Ways of modelling the interpretation of the evidence also change as society changes. The past is not fixed it has gone and can only be accessed through the mirror of the present.
Until the invention of the time machine we cannot say that any interpretation is final and even then (unless the time machine enables you to experience the world view of the person who created the evidence) whole sections of the why and wherefore of the past are forever beyond our grasp.
This is what I like about archaeology I know I may never be able to understand the past but I can touch it and it touches me. Over thousands of years there is still a direct relationship between me and those long dead generations behind me.

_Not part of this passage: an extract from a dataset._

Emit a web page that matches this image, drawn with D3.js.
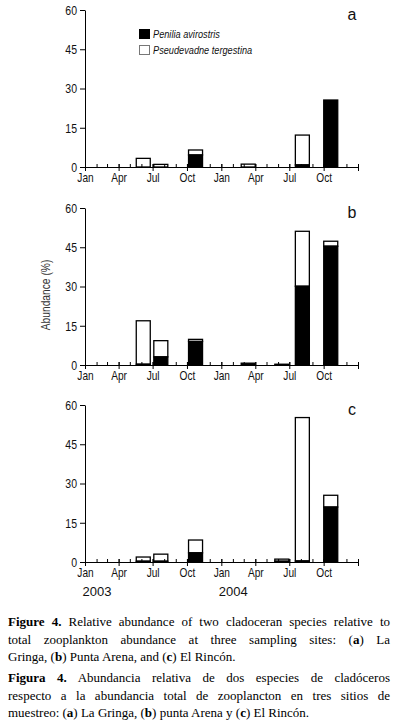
<!DOCTYPE html>
<html>
<head>
<meta charset="utf-8">
<script src="https://cdn.jsdelivr.net/npm/d3@7"></script>
<style>
body { margin: 0; background: #fff; width: 396px; height: 723px; overflow: hidden; position: relative; }
#chart { position: absolute; left: 0; top: 0; }
svg text { font-family: "Liberation Sans", Arial, sans-serif; fill: #111; }
.caption { position: absolute; left: 8px; width: 382px; font-family: "Liberation Serif", "Times New Roman", serif; font-size: 13px; line-height: 17.5px; color: #000; }
.caption div { text-align: justify; text-align-last: justify; }
.caption div.last { text-align-last: left; }
</style>
</head>
<body>
<div id="chart"></div>
<div class="caption" style="top:613px">
  <div><b>Figure 4.</b> Relative abundance of two cladoceran species relative to</div>
  <div>total zooplankton abundance at three sampling sites: (<b>a</b>) La</div>
  <div class="last">Gringa, (<b>b</b>) Punta Arena, and (<b>c</b>) El Rincón.</div>
</div>
<div class="caption" style="top:669px">
  <div><b>Figura 4.</b> Abundancia relativa de dos especies de cladóceros</div>
  <div>respecto a la abundancia total de zooplancton en tres sitios de</div>
  <div class="last">muestreo: (<b>a</b>) La Gringa, (<b>b</b>) punta Arena y (<b>c</b>) El Rincón.</div>
</div>
<script>
const sampleDates = ["2003-06-06", "2003-07-23", "2003-10-24", "2004-03-13", "2004-06-11", "2004-08-05", "2004-10-20"];

// Panel a: La Gringa
const peniliaA = [0, 0, 4.6, 0, 0, 0.8, 25.6];
const pseudevadneA = [3.3, 1.0, 1.9, 1.1, 0, 11.4, 0];
// Panel b: Punta Arena
const peniliaB = [0.3, 3.1, 9.0, 0.7, 0.3, 30.1, 45.4];
const pseudevadneB = [16.6, 6.2, 0.8, 0, 0, 21.0, 1.9];
// Panel c: El Rincón
const peniliaC = [0.3, 0.3, 3.5, 0, 0.3, 0.4, 21.0];
const pseudevadneC = [1.6, 2.7, 4.9, 0, 0.8, 54.8, 4.5];

const panelLetters = ["a", "b", "c"];
const yTicks = [0, 15, 30, 45, 60];
const years = ["2003", "2004"];
const seriesNames = ["Penilia avirostris", "Pseudevadne tergestina"];
const yLabel = "Abundance (%)";

const panels = [
    {letter: panelLetters[0], penilia: peniliaA, pseudevadne: pseudevadneA},
    {letter: panelLetters[1], penilia: peniliaB, pseudevadne: pseudevadneB},
    {letter: panelLetters[2], penilia: peniliaC, pseudevadne: pseudevadneC}
];

const parseDate = d3.timeParse("%Y-%m-%d");
const dates = sampleDates.map(parseDate);

const width = 396, height = 600;
const plotLeft = 85, plotRight = 358;
const panelTops = [10, 208, 405];
const plotHeight = 157;
const barWidth = 14;
const squeeze = 0.78; // the original lettering is narrow

const svg = d3.select("#chart").append("svg")
    .attr("width", width)
    .attr("height", height);

// shared time scale
const x = d3.scaleTime()
    .domain([new Date(2003, 0, 1), new Date(2005, 0, 1)])
    .range([plotLeft, plotRight]);

panels.forEach(function(p, i) {
    const top = panelTops[i];
    const y = d3.scaleLinear().domain([0, 60]).range([top + plotHeight, top]);
    const g = svg.append("g");

    const rows = dates.map((d, j) => ({date: d, pen: p.penilia[j], pse: p.pseudevadne[j]}));

    // Pseudevadne (open) stacked on Penilia
    g.selectAll(".open")
        .data(rows.filter(d => d.pse > 0))
      .enter().append("rect")
        .attr("x", d => x(d.date) - barWidth / 2)
        .attr("width", barWidth)
        .attr("y", d => y(d.pen + d.pse))
        .attr("height", d => y(d.pen) - y(d.pen + d.pse))
        .attr("fill", "#fff")
        .attr("stroke", "#000")
        .attr("stroke-width", 1.3);

    // Penilia (black)
    g.selectAll(".black")
        .data(rows.filter(d => d.pen > 0))
      .enter().append("rect")
        .attr("x", d => x(d.date) - barWidth / 2)
        .attr("width", barWidth)
        .attr("y", d => y(d.pen))
        .attr("height", d => y(0) - y(d.pen))
        .attr("fill", "#000")
        .attr("stroke", "#000")
        .attr("stroke-width", 1.3);

    // minor month ticks
    g.append("g")
        .attr("transform", `translate(0,${y(0)})`)
        .call(d3.axisBottom(x).ticks(d3.timeMonth.every(1)).tickSize(-3).tickFormat(""))
        .call(s => s.select(".domain").remove());

    // major x axis
    const xAxis = g.append("g")
        .attr("transform", `translate(0,${y(0)})`)
        .call(d3.axisBottom(x)
            .ticks(d3.timeMonth.every(3))
            .tickSize(4)
            .tickSizeOuter(0)
            .tickPadding(2)
            .tickFormat(d => d.getFullYear() === 2005 ? "" : d3.timeFormat("%b")(d)));
    xAxis.selectAll(".tick line").attr("y1", -3);
    xAxis.selectAll("text")
        .style("font-size", "13px")
        .attr("transform", `scale(${squeeze},1)`);

    // y axis
    g.append("g")
        .attr("transform", `translate(${plotLeft},0)`)
        .call(d3.axisLeft(y).tickValues(yTicks).tickSize(5).tickSizeOuter(0).tickPadding(3))
        .selectAll("text")
        .style("font-size", "13.5px")
        .attr("x", -8 / squeeze)
        .attr("transform", `scale(${squeeze},1)`);

    // panel letter
    g.append("text")
        .attr("x", 352)
        .attr("y", top + 10)
        .attr("text-anchor", "middle")
        .style("font-size", "16px")
        .text(p.letter);
});

// legend in panel a
const legend = svg.append("g");
seriesNames.forEach(function(name, k) {
    legend.append("rect")
        .attr("x", 139.5)
        .attr("y", 29.5 + k * 16)
        .attr("width", 10)
        .attr("height", 9)
        .attr("fill", k === 0 ? "#000" : "#fff")
        .attr("stroke", k === 0 ? "#000" : "#777")
        .attr("stroke-width", 1);
    legend.append("text")
        .attr("transform", `translate(153,${38 + k * 16}) scale(0.8,1)`)
        .style("font-size", "11.5px")
        .style("font-style", "italic")
        .text(name);
});

// y label
svg.append("text")
    .attr("transform", "translate(50,295) rotate(-90) scale(0.82,1)")
    .attr("text-anchor", "middle")
    .style("font-size", "12.5px")
    .style("fill", "#333")
    .text(yLabel);

// year labels under bottom panel
svg.selectAll(".year")
    .data(years)
  .enter().append("text")
    .attr("x", d => x(new Date(+d, 0, 1)) + 12)
    .attr("y", 596)
    .attr("text-anchor", "middle")
    .style("font-size", "13px")
    .text(d => d);
</script>
</body>
</html>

I am aware for some societies the past is not dead but a living part of their daily existence and for them archaeology may be totally irrelevant or even a blasphemy. Sometimes I envy them.}
Terry Prachett has it right, Man is the Story Telling Ape and those stories have their own driving force. (never let the facts get in the way of a good story:face-stir
Indeed. Archaeology will only ever give us a small view of the past - very small. Its like looking through a pinhole to view a world sized picture. The only way we can avoid the tyranny of the 'dominant view' is continued debate amongst archaeologists and the fluid consensus of the rest of the people as to what the relevance of the past is to them. That is why we need am informed public and not worry, or debase and abuse (as in the previous comment somewhere above), what people may take from that information. We need only try and present that information with our own interpretations, which are also influenced by the same environment as everybody else. Also, stories and myth are a vital link to the minds of past peoples as seen through surviving threads existing today. A pot is just a piece of clay - it is the mind of the person who made it, designed it, decorated it, that we are interested in, not just the pot itself. The ideas and use will have been affected by the stories, religion, myths and fairy tales in the past, as they are today - why is that chalice that shape, a future archaeologist might say? I agree with a previous comment that proof is not the point - its the story.